WE HAVE LOST not only a most humane human being, but the world’s greatest optimist. I don’t know which is the greater loss. Moreover, Ernest was also a great democrat: He not only fought for it; he also practiced it as few others have done.
My relation with Ernest was professional, political, and above all personal. It began with his professional/political published praise of my early work on Latin America and my request to him for help with my work on dependence, to which he acceded logistically by receiving me in the Hague, taking me back to Brussels in his car, and lodging me at his home in or about 1969.
Ernest later changed his mind about, and became ever more critical of, dependence “theory” and my work; but our personal relations continued to flourish. Another professional tie was our interest in Kondratieffs (long waves —ed.) in general and the Kondratieff B phase world economic crisis of accumulation since 1967, about which we both wrote so much.
A recent manifestation was the 1989 Brussels Kondratieff conference he organized, whose papers then appeared in a book edited by him, Kleinknecht and Wallerstein. Another was our concern with whether Kondratieff lower turning points are exogenous, as he maintained,or possibly endogenous as I suggest, as for example in our debate which began between him and David Gordon in Boston in 1979, summarized and continued by the three of us in Review (Binghamton, NY: 1994).
Also in 1979, we co-taught a summer school course on the world economic crisis together at Boston University. As I have recounted many times, Ernest and I agreed on everything with each other (and very little with almost everybody else).

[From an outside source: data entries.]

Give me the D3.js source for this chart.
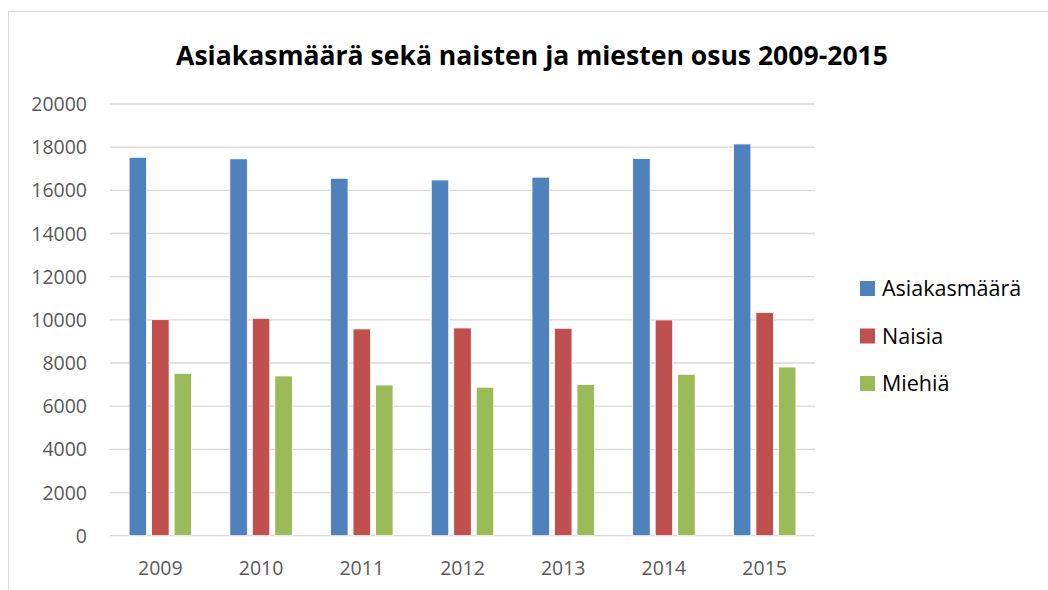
<!DOCTYPE html>
<html><head><meta charset="utf-8">
<script src="https://cdn.jsdelivr.net/npm/d3@7"></script>
<style>body{margin:0;background:#fff;}svg{display:block;}</style>
</head><body>
<script>
const categories = ["2009","2010","2011","2012","2013","2014","2015"];
const seriesNames = ["Asiakasmäärä","Naisia","Miehiä"];
const asiakasmaara = [17530,17460,16560,16480,16610,17470,18150];
const naisia = [10010,10070,9580,9625,9610,9995,10335];
const miehia = [7525,7400,6985,6880,7000,7480,7815];
const yTicks = [0,2000,4000,6000,8000,10000,12000,14000,16000,18000,20000];
const colors = ["#4f81bd","#c0504d","#9bbb59"];
const title = "Asiakasmäärä sekä naisten ja miesten osus 2009-2015";

(function(){
const W=1048,H=590;
const svg=d3.select("body").append("svg").attr("width",W).attr("height",H);
svg.append("rect").attr("x",8.5).attr("y",11.5).attr("width",W).attr("height",H).attr("fill","#fff").attr("stroke","#d9d9d9");

const pL=110,pR=815,pT=104,pB=535.7;
const x=d3.scaleBand().domain(categories).range([pL,pR]);
const y=d3.scaleLinear().domain([0,20000]).range([pB,pT]);
const groupW=62.5;
const sx=d3.scaleBand().domain(seriesNames).range([0,groupW]).paddingInner(0.222);

svg.append("g").selectAll("line").data(yTicks).join("line")
  .attr("x1",pL).attr("x2",pR).attr("y1",d=>y(d)).attr("y2",d=>y(d))
  .attr("stroke","#d9d9d9").attr("stroke-width",1.3);

const font="'Open Sans', 'Noto Sans', sans-serif";
svg.append("g").selectAll("text").data(yTicks).join("text")
  .attr("x",87).attr("y",d=>y(d)).attr("dy","0.36em").attr("text-anchor","end")
  .attr("fill","#595959").style("font-family",font).style("font-size","19.5px").text(d=>d);

svg.append("g").selectAll("text").data(categories).join("text")
  .attr("x",d=>x(d)+x.bandwidth()/2).attr("y",575).attr("text-anchor","middle")
  .attr("fill","#595959").style("font-family",font).style("font-size","19.5px").text(d=>d);

const data=[asiakasmaara,naisia,miehia];
const gOff=(x.bandwidth()-groupW)/2;
seriesNames.forEach((s,i)=>{
  svg.append("g").selectAll("rect").data(data[i]).join("rect")
    .attr("x",(d,j)=>x(categories[j])+gOff+sx(s))
    .attr("y",d=>y(d)).attr("width",sx.bandwidth()).attr("height",d=>pB-y(d))
    .attr("fill",colors[i]).attr("stroke","#fff").attr("stroke-width",0.8);
});

const t=svg.append("text").attr("x",532).attr("y",65).attr("text-anchor","middle")
  .style("font-family",font).style("font-weight","bold").style("font-size","24px")
  .attr("fill","#000").text(title);
const tw=t.node().getComputedTextLength();
t.style("font-size",(24*712/tw)+"px");

const lg=svg.append("g");
seriesNames.forEach((s,i)=>{
  const yy=288.5+i*47.5;
  lg.append("rect").attr("x",860).attr("y",yy-7.5).attr("width",15).attr("height",15).attr("fill",colors[i]);
  lg.append("text").attr("x",882).attr("y",yy).attr("dy","0.36em").attr("fill","#000")
    .style("font-family",font).style("font-size","21.5px").text(s);
});
})();
</script>
</body></html>
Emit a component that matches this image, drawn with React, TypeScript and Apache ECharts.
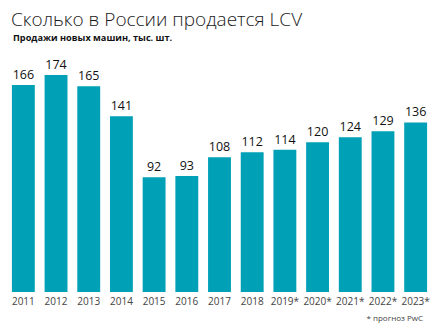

We disagreed in class and in private on only two issues. Ernest said the revolution is arond the corner in several countries, and I said that it is not. I claimed that the same capitalist economic law of value also operates in the “socialist” economies, including the Soviet Union, which really exist as part and parcel of the (capitalist) world economy; and Ernest Mandel denied the same.
On several occasions both before—and all the more so after—1989-91, I found it increasingly difficult to avoid saying and writing to Ernest that “I told you so.”
I also recall standing on a street corner with him in Brussels waiting for his first wife Gisela to get some film she had left for developing at a photo shop. Ernest asked me, “don’t you agree that we Trotskyists have the best analysis of what is going on in the world?” and I answered, yes I do.
Well, he replied, “then you have to also agree that we have the best political practice,” Ernest continued. NO, I answered, I do NOT agree; and I do not have to, because what you say is a complete non-sequitur. It was born, perhaps, more from his own great optimism and humanity than from his analysis of the evidence.
Even with all his humanism, I never understood how Ernest Mandel maintained his inveterate optimism in the face of all the evidence; and yet, the more the evidence comes in, the more do we need his optimism and humanism—as well as his analysis—to get out of it.
So we shall miss him—and continue to need him!